Sometimes, fortunately, I do get it right. In January 1998, I made my best prediction – this was the days before the hapless Mystic Wolmar – which was to write a column suggesting that the Channel Tunnel Rail Link project was about to become a financial basket case since the numbers just did not add up. Under the original scheme, the line was supposed to be funded by profits on the Eurostar topped up with a bit of government seed funding, but it was clearly apparent that this would never worked. A few days after the article appeared, the original London & Continental company threw in the towel and there ensued a fraught period of refinancing which ended up with John Prescott providing a lot more government to save the project.

This was the period when certain elements of the Labour seemed to have declared war on the industry, heightened when Virgin fatefully delayed many of the delegates arriving to Labour’s annual conference in Blackpool . At the conference there was a great interchange between Alistair Darling then ‘the dry but handsome’ Chief Secretary to the Treasury who spotted John Reid, the new Transport minister, and barked: ‘When are you going to sort these trains out?’ ‘When you give me some more money’ came Reid’s instant reply. Obviously, Darling was not to know that it would be down to him to get the trains sorted!

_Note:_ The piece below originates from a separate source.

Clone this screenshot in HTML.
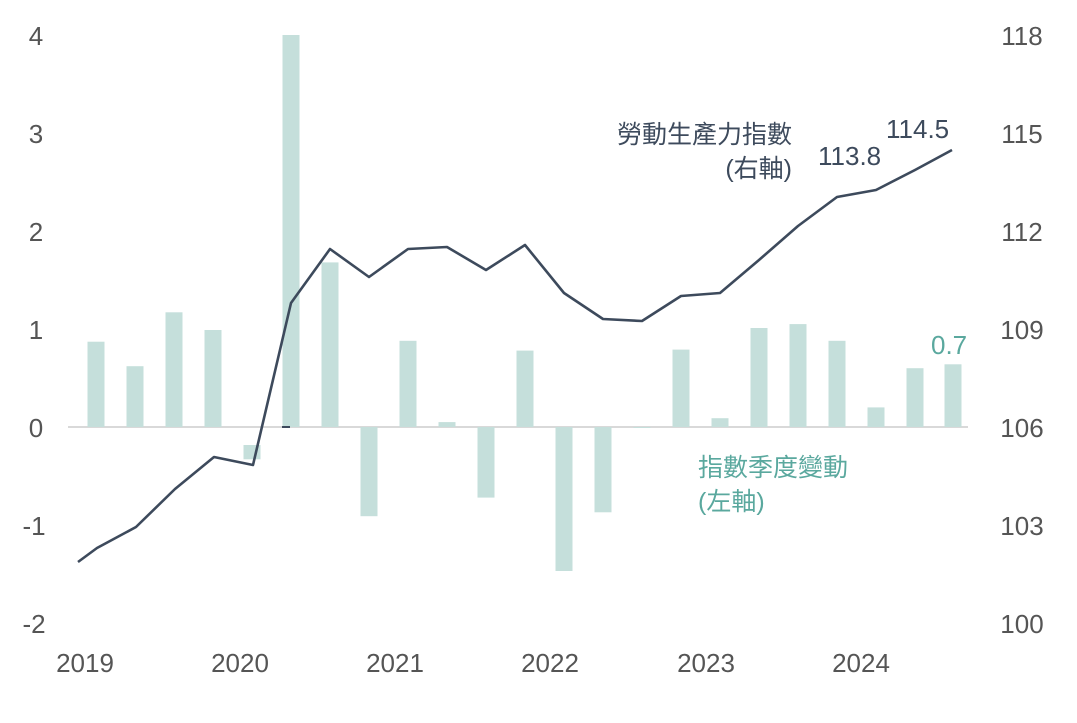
<!DOCTYPE html>
<html><head><meta charset="utf-8"><style>
html,body{margin:0;padding:0;background:#fff;}
svg text{font-family:"Liberation Sans","Noto Sans CJK TC",sans-serif;}
</style></head><body>
<svg width="1077" height="718" viewBox="0 0 1077 718" xmlns="http://www.w3.org/2000/svg">
<line x1="68" y1="427" x2="968" y2="427" stroke="#d9d9d9" stroke-width="2"/>
<g fill="#c5dfdb">
<rect x="87.5" y="341.7" width="17" height="85.3"/>
<rect x="126.5" y="366.2" width="17" height="60.8"/>
<rect x="165.5" y="312.3" width="17" height="114.7"/>
<rect x="204.5" y="330" width="17" height="97"/>
<rect x="243.5" y="445" width="17" height="14.3"/>
<rect x="282.5" y="35" width="17" height="392"/>
<rect x="321.5" y="262.4" width="17" height="164.6"/>
<rect x="360.5" y="427" width="17" height="89.2"/>
<rect x="399.5" y="340.8" width="17" height="86.2"/>
<rect x="438.5" y="422.1" width="17" height="4.9"/>
<rect x="477.5" y="427" width="17" height="70.6"/>
<rect x="516.5" y="350.6" width="17" height="76.4"/>
<rect x="555.5" y="427" width="17" height="144"/>
<rect x="594.5" y="427" width="17" height="85.3"/>
<rect x="633.5" y="427" width="17" height="1"/>
<rect x="672.5" y="349.6" width="17" height="77.4"/>
<rect x="711.5" y="418.2" width="17" height="8.8"/>
<rect x="750.5" y="328" width="17" height="99"/>
<rect x="789.5" y="324.1" width="17" height="102.9"/>
<rect x="828.5" y="340.8" width="17" height="86.2"/>
<rect x="867.5" y="407.4" width="17" height="19.6"/>
<rect x="906.5" y="368.2" width="17" height="58.8"/>
<rect x="944.5" y="364.3" width="17" height="62.7"/>
</g>
<polyline fill="none" stroke="#3d4a5c" stroke-width="2.6" stroke-linejoin="round" points="78,562 97,548 136,527 175,489 214,457 253,465 291,303 330,249 369,277 408,249 447,247 486,270 525,245 564,293 603,319 642,321 681,296 720,293 759,260 798,226 837,197 876,190 915,170 952,150"/>
<line x1="282" y1="427" x2="290" y2="427" stroke="#3d4a5c" stroke-width="2"/>
<g fill="#555" font-size="26" text-anchor="middle">
<text x="36" y="45">4</text><text x="36" y="143">3</text><text x="36" y="241">2</text><text x="36" y="339">1</text><text x="36" y="437">0</text><text x="34" y="535">-1</text><text x="34" y="633">-2</text>
<text x="1022" y="45">118</text><text x="1022" y="143">115</text><text x="1022" y="241">112</text><text x="1022" y="339">109</text><text x="1022" y="437">106</text><text x="1022" y="535">103</text><text x="1022" y="633">100</text>
<text x="85" y="672">2019</text><text x="240" y="672">2020</text><text x="395" y="672">2021</text><text x="550" y="672">2022</text><text x="706" y="672">2023</text><text x="861" y="672">2024</text>
</g>
<g fill="#3d4a5c" font-size="25">
<text x="792" y="143" text-anchor="end">勞動生產力指數</text>
<text x="792" y="177" text-anchor="end">(右軸)</text>
<text x="818" y="165" font-size="26">113.8</text>
<text x="886" y="138" font-size="26">114.5</text>
</g>
<g fill="#5aa89e" font-size="25">
<text x="698" y="476">指數季度變動</text>
<text x="698" y="510">(左軸)</text>
<text x="931" y="354" font-size="26">0.7</text>
</g>
</svg>
</body></html>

January 1999 marked the birth of Mystic Wolmar who was on reasonably good form that year, although the prediction that the chairmanship of the SRA would go to someone with Labour party connections proved way off the mark with the appointment of Sir Alastair Morton. Two years later, despite a string of correct predictions – Labour to win a majority of 130 seats – I bravely suggested that Peter Mandelson would end up a transport secretary. Thank God we escaped that fate, or presumably the goods yards would be filling up with trains from China .

Later that year I was launching another forlorn campaign, hoping that the Thameslink 2000 would get built at least by 2004. Naively, I presumed that was what the creation of the SRA had been about.

I end on the worst furore I caused. I wrote a column suggesting the railway should welcome ‘bustitution’ which could be a way of improving public transport in some areas. I won’t get into the debate again, but suffice to say that this article engendered more hate mail than all my other columns put together.

Seriously, though, the most interesting point about looking back over these columns is while they got the tone of scepticism about privatisation was right, they missed the mark in two important ways. Nowhere, though, is there any suggestion of how expensive the privatisation and fragmentation would prove to be for the taxpayer. If I had suggested at the time that the railways would be costing two or three times as much as under BR, there would have been raucous laughter from the industry and politicians. On safety, too, I reckon I underplayed the issue. The string of major accidents were caused by the way the industry was broken up and there is little hint that I understood that prior to their occurrence.

On the other hand, I was too sceptical about the industry’s ability to attract extra passengers. As the Association of Train Operating Companies has pointed out again this week, the numbers using the railways have risen more than expected but the cost, in terms of extra subsidy, has been astronomical.

Let me, therefore, make one prediction for the next 10 years. The focus of rail policy will be attempting to bring that subsidy figure down rather than boosting the number of passengers. And if that means that the structure has to change again, then that is what the government will do. The next ten years will see almost as much change as the previous decade and much of it will not be for the better.